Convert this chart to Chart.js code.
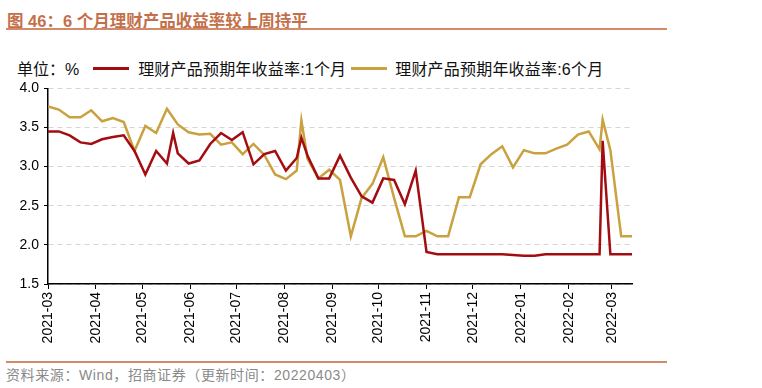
<!DOCTYPE html>
<html>
<head>
<meta charset="utf-8">
<script src="https://cdn.jsdelivr.net/npm/chart.js@4/dist/chart.umd.min.js"></script>
<style>
  body { margin: 0; background: #fff; }
  #wrap { position: relative; width: 762px; height: 388px; overflow: hidden;
    font-family: "Liberation Sans", "Noto Sans CJK SC", sans-serif; text-spacing-trim: space-all; }
  .title { position: absolute; left: 7px; top: 8px; font-size: 16.5px; font-weight: bold; color: #c3704a; white-space: nowrap; }
  .rule { position: absolute; left: 6px; width: 661px; height: 2px; background: #d38a69; }
  .legend { position: absolute; left: 17px; top: 56px; font-size: 16px; color: #111; white-space: nowrap; }
  .legend span { display: inline-block; vertical-align: middle; }
  .legend .lab { letter-spacing: 0.2px; }
  .swatch { width: 36px; height: 3px; }
  .source { position: absolute; left: 6px; top: 364px; font-size: 14px; letter-spacing: 0.6px; color: #8a8a8a; white-space: nowrap; }
  canvas { position: absolute; left: 0; top: 75px; }
</style>
</head>
<body>
<div id="wrap">
  <div class="title">图 46：6 个月理财产品收益率较上周持平</div>
  <div class="rule" style="top:28px"></div>
  <div class="legend">
    <span>单位：%</span>
    <span class="swatch" style="background:#a30d12;margin-left:9px"></span>
    <span class="lab" style="margin-left:5px">理财产品预期年收益率:1个月</span>
    <span class="swatch" style="background:#c9a13e;margin-left:0px"></span>
    <span class="lab" style="margin-left:4px">理财产品预期年收益率:6个月</span>
  </div>
  <canvas id="chart" width="762" height="285"></canvas>
  <div class="rule" style="top:361px"></div>
  <div class="source">资料来源：Wind，招商证券（更新时间：20220403）</div>
</div>
<script>
// 日期（周度，含几个插入的观测日）
var dates = [
  '2021-03-01','2021-03-08','2021-03-15','2021-03-22','2021-03-29','2021-04-05','2021-04-12','2021-04-19',
  '2021-04-26','2021-05-03','2021-05-10','2021-05-17','2021-05-21','2021-05-24','2021-05-31','2021-06-07',
  '2021-06-14','2021-06-21','2021-06-28','2021-07-05','2021-07-12','2021-07-19','2021-07-26','2021-08-02',
  '2021-08-09','2021-08-12','2021-08-16','2021-08-23','2021-08-30','2021-09-06','2021-09-13','2021-09-20',
  '2021-09-27','2021-10-04','2021-10-11','2021-10-18','2021-10-25','2021-11-01','2021-11-08','2021-11-15',
  '2021-11-22','2021-11-29','2021-12-06','2021-12-13','2021-12-20','2021-12-27','2022-01-03','2022-01-10',
  '2022-01-17','2022-01-24','2022-01-31','2022-02-07','2022-02-14','2022-02-21','2022-02-23','2022-02-28',
  '2022-03-07','2022-03-14'
];
// 理财产品预期年收益率:1个月
var oneMonth = [
  3.45, 3.45, 3.40, 3.31, 3.29, 3.35, 3.38, 3.40,
  3.20, 2.90, 3.20, 3.04, 3.43, 3.17, 3.04, 3.08,
  3.29, 3.43, 3.34, 3.44, 3.03, 3.16, 3.20, 2.95,
  3.11, 3.37, 3.14, 2.85, 2.85, 3.14, 2.86, 2.62,
  2.54, 2.85, 2.83, 2.52, 2.95, 1.91, 1.88, 1.88,
  1.88, 1.88, 1.88, 1.88, 1.88, 1.87, 1.86, 1.86,
  1.88, 1.88, 1.88, 1.88, 1.88, 1.88, 3.33, 1.88,
  1.88, 1.88
];
// 理财产品预期年收益率:6个月
var sixMonth = [
  3.77, 3.73, 3.63, 3.63, 3.72, 3.58, 3.62, 3.57,
  3.20, 3.52, 3.43, 3.74, null, 3.54, 3.44, 3.41,
  3.42, 3.28, 3.31, 3.16, 3.29, 3.15, 2.90, 2.84,
  2.95, 3.59, 3.10, 2.85, 2.96, 2.83, 2.11, 2.60,
  2.78, 3.12, 2.60, 2.11, 2.11, 2.18, 2.11, 2.11,
  2.61, 2.61, 3.03, 3.16, 3.26, 2.99, 3.21, 3.17,
  3.17, 3.23, 3.28, 3.41, 3.45, 3.22, 3.60, 3.21,
  2.11, 2.11
];
var tickLabels = ['2021-03','2021-04','2021-05','2021-06','2021-07','2021-08','2021-09',
  '2021-10','2021-11','2021-12','2022-01','2022-02','2022-03'];
var yTicks = [1.5, 2.0, 2.5, 3.0, 3.5, 4.0];

var DAY = 86400000;
var base = Date.UTC(2021, 2, 1);
function dayOf(s) {
  var p = s.split('-');
  return (Date.UTC(+p[0], +p[1] - 1, +p[2]) - base) / DAY;
}
var xs = dates.map(dayOf);
var monthPos = tickLabels.map(function(m) { return dayOf(m + '-01'); });

function pts(vals) {
  return vals.map(function(v, i) { return {x: xs[i], y: v}; });
}

var font = {family: '"Liberation Sans", "Noto Sans CJK SC", sans-serif', size: 14};

new Chart(document.getElementById('chart'), {
  type: 'line',
  data: {
    datasets: [
      {label: '理财产品预期年收益率:1个月', data: pts(oneMonth), borderColor: '#a30d12', borderWidth: 2.5, spanGaps: true},
      {label: '理财产品预期年收益率:6个月', data: pts(sixMonth), borderColor: '#c9a13e', borderWidth: 2.5, spanGaps: true}
    ]
  },
  options: {
    responsive: false,
    animation: false,
    devicePixelRatio: 1,
    layout: {padding: {top: 12, right: 130, left: 0, bottom: 0}},
    elements: {point: {radius: 0}, line: {tension: 0}},
    plugins: {legend: {display: false}, tooltip: {enabled: false}},
    scales: {
      x: {
        type: 'linear',
        min: xs[0],
        max: xs[xs.length - 1],
        afterBuildTicks: function(scale) {
          scale.ticks = monthPos.map(function(v) { return {value: v}; });
        },
        afterFit: function(scale) { scale.height = 76; },
        ticks: {
          autoSkip: false, minRotation: 90, maxRotation: 90, padding: 3, color: '#000', font: font,
          callback: function(v) { return tickLabels[monthPos.indexOf(v)]; }
        },
        grid: {drawOnChartArea: false, drawTicks: true, tickLength: 5, tickColor: '#000'},
        border: {display: true, color: '#000', width: 1.5}
      },
      y: {
        min: 1.5,
        max: 4.0,
        afterBuildTicks: function(scale) {
          scale.ticks = yTicks.map(function(v) { return {value: v}; });
        },
        afterFit: function(scale) { scale.width = 48; },
        ticks: {
          padding: 5, color: '#000', font: font,
          callback: function(v) { return v.toFixed(1); }
        },
        grid: {color: '#d6d6d6', lineWidth: 1, drawTicks: true, tickLength: 4, tickColor: '#000'},
        border: {display: true, color: '#000', width: 1.5, dash: [5, 4]}
      }
    }
  }
});
</script>
</body>
</html>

----------

[Given task]: Replicate the material above verbatim; images stay out of the copy.

[Written reply]:
Convert this chart to Chart.js code.
<!DOCTYPE html>
<html>
<head>
<meta charset="utf-8">
<script src="https://cdn.jsdelivr.net/npm/chart.js@4/dist/chart.umd.min.js"></script>
<style>
  body { margin: 0; background: #fff; }
  #wrap { position: relative; width: 762px; height: 388px; overflow: hidden;
    font-family: "Liberation Sans", "Noto Sans CJK SC", sans-serif; text-spacing-trim: space-all; }
  .title { position: absolute; left: 7px; top: 8px; font-size: 16.5px; font-weight: bold; color: #c3704a; white-space: nowrap; }
  .rule { position: absolute; left: 6px; width: 661px; height: 2px; background: #d38a69; }
  .legend { position: absolute; left: 17px; top: 56px; font-size: 16px; color: #111; white-space: nowrap; }
  .legend span { display: inline-block; vertical-align: middle; }
  .legend .lab { letter-spacing: 0.2px; }
  .swatch { width: 36px; height: 3px; }
  .source { position: absolute; left: 6px; top: 364px; font-size: 14px; letter-spacing: 0.6px; color: #8a8a8a; white-space: nowrap; }
  canvas { position: absolute; left: 0; top: 75px; }
</style>
</head>
<body>
<div id="wrap">
  <div class="title">图 46：6 个月理财产品收益率较上周持平</div>
  <div class="rule" style="top:28px"></div>
  <div class="legend">
    <span>单位：%</span>
    <span class="swatch" style="background:#a30d12;margin-left:9px"></span>
    <span class="lab" style="margin-left:5px">理财产品预期年收益率:1个月</span>
    <span class="swatch" style="background:#c9a13e;margin-left:0px"></span>
    <span class="lab" style="margin-left:4px">理财产品预期年收益率:6个月</span>
  </div>
  <canvas id="chart" width="762" height="285"></canvas>
  <div class="rule" style="top:361px"></div>
  <div class="source">资料来源：Wind，招商证券（更新时间：20220403）</div>
</div>
<script>
// 日期（周度，含几个插入的观测日）
var dates = [
  '2021-03-01','2021-03-08','2021-03-15','2021-03-22','2021-03-29','2021-04-05','2021-04-12','2021-04-19',
  '2021-04-26','2021-05-03','2021-05-10','2021-05-17','2021-05-21','2021-05-24','2021-05-31','2021-06-07',
  '2021-06-14','2021-06-21','2021-06-28','2021-07-05','2021-07-12','2021-07-19','2021-07-26','2021-08-02',
  '2021-08-09','2021-08-12','2021-08-16','2021-08-23','2021-08-30','2021-09-06','2021-09-13','2021-09-20',
  '2021-09-27','2021-10-04','2021-10-11','2021-10-18','2021-10-25','2021-11-01','2021-11-08','2021-11-15',
  '2021-11-22','2021-11-29','2021-12-06','2021-12-13','2021-12-20','2021-12-27','2022-01-03','2022-01-10',
  '2022-01-17','2022-01-24','2022-01-31','2022-02-07','2022-02-14','2022-02-21','2022-02-23','2022-02-28',
  '2022-03-07','2022-03-14'
];
// 理财产品预期年收益率:1个月
var oneMonth = [
  3.45, 3.45, 3.40, 3.31, 3.29, 3.35, 3.38, 3.40,
  3.20, 2.90, 3.20, 3.04, 3.43, 3.17, 3.04, 3.08,
  3.29, 3.43, 3.34, 3.44, 3.03, 3.16, 3.20, 2.95,
  3.11, 3.37, 3.14, 2.85, 2.85, 3.14, 2.86, 2.62,
  2.54, 2.85, 2.83, 2.52, 2.95, 1.91, 1.88, 1.88,
  1.88, 1.88, 1.88, 1.88, 1.88, 1.87, 1.86, 1.86,
  1.88, 1.88, 1.88, 1.88, 1.88, 1.88, 3.33, 1.88,
  1.88, 1.88
];
// 理财产品预期年收益率:6个月
var sixMonth = [
  3.77, 3.73, 3.63, 3.63, 3.72, 3.58, 3.62, 3.57,
  3.20, 3.52, 3.43, 3.74, null, 3.54, 3.44, 3.41,
  3.42, 3.28, 3.31, 3.16, 3.29, 3.15, 2.90, 2.84,
  2.95, 3.59, 3.10, 2.85, 2.96, 2.83, 2.11, 2.60,
  2.78, 3.12, 2.60, 2.11, 2.11, 2.18, 2.11, 2.11,
  2.61, 2.61, 3.03, 3.16, 3.26, 2.99, 3.21, 3.17,
  3.17, 3.23, 3.28, 3.41, 3.45, 3.22, 3.60, 3.21,
  2.11, 2.11
];
var tickLabels = ['2021-03','2021-04','2021-05','2021-06','2021-07','2021-08','2021-09',
  '2021-10','2021-11','2021-12','2022-01','2022-02','2022-03'];
var yTicks = [1.5, 2.0, 2.5, 3.0, 3.5, 4.0];

var DAY = 86400000;
var base = Date.UTC(2021, 2, 1);
function dayOf(s) {
  var p = s.split('-');
  return (Date.UTC(+p[0], +p[1] - 1, +p[2]) - base) / DAY;
}
var xs = dates.map(dayOf);
var monthPos = tickLabels.map(function(m) { return dayOf(m + '-01'); });

function pts(vals) {
  return vals.map(function(v, i) { return {x: xs[i], y: v}; });
}

var font = {family: '"Liberation Sans", "Noto Sans CJK SC", sans-serif', size: 14};

new Chart(document.getElementById('chart'), {
  type: 'line',
  data: {
    datasets: [
      {label: '理财产品预期年收益率:1个月', data: pts(oneMonth), borderColor: '#a30d12', borderWidth: 2.5, spanGaps: true},
      {label: '理财产品预期年收益率:6个月', data: pts(sixMonth), borderColor: '#c9a13e', borderWidth: 2.5, spanGaps: true}
    ]
  },
  options: {
    responsive: false,
    animation: false,
    devicePixelRatio: 1,
    layout: {padding: {top: 12, right: 130, left: 0, bottom: 0}},
    elements: {point: {radius: 0}, line: {tension: 0}},
    plugins: {legend: {display: false}, tooltip: {enabled: false}},
    scales: {
      x: {
        type: 'linear',
        min: xs[0],
        max: xs[xs.length - 1],
        afterBuildTicks: function(scale) {
          scale.ticks = monthPos.map(function(v) { return {value: v}; });
        },
        afterFit: function(scale) { scale.height = 76; },
        ticks: {
          autoSkip: false, minRotation: 90, maxRotation: 90, padding: 3, color: '#000', font: font,
          callback: function(v) { return tickLabels[monthPos.indexOf(v)]; }
        },
        grid: {drawOnChartArea: false, drawTicks: true, tickLength: 5, tickColor: '#000'},
        border: {display: true, color: '#000', width: 1.5}
      },
      y: {
        min: 1.5,
        max: 4.0,
        afterBuildTicks: function(scale) {
          scale.ticks = yTicks.map(function(v) { return {value: v}; });
        },
        afterFit: function(scale) { scale.width = 48; },
        ticks: {
          padding: 5, color: '#000', font: font,
          callback: function(v) { return v.toFixed(1); }
        },
        grid: {color: '#d6d6d6', lineWidth: 1, drawTicks: true, tickLength: 4, tickColor: '#000'},
        border: {display: true, color: '#000', width: 1.5, dash: [5, 4]}
      }
    }
  }
});
</script>
</body>
</html>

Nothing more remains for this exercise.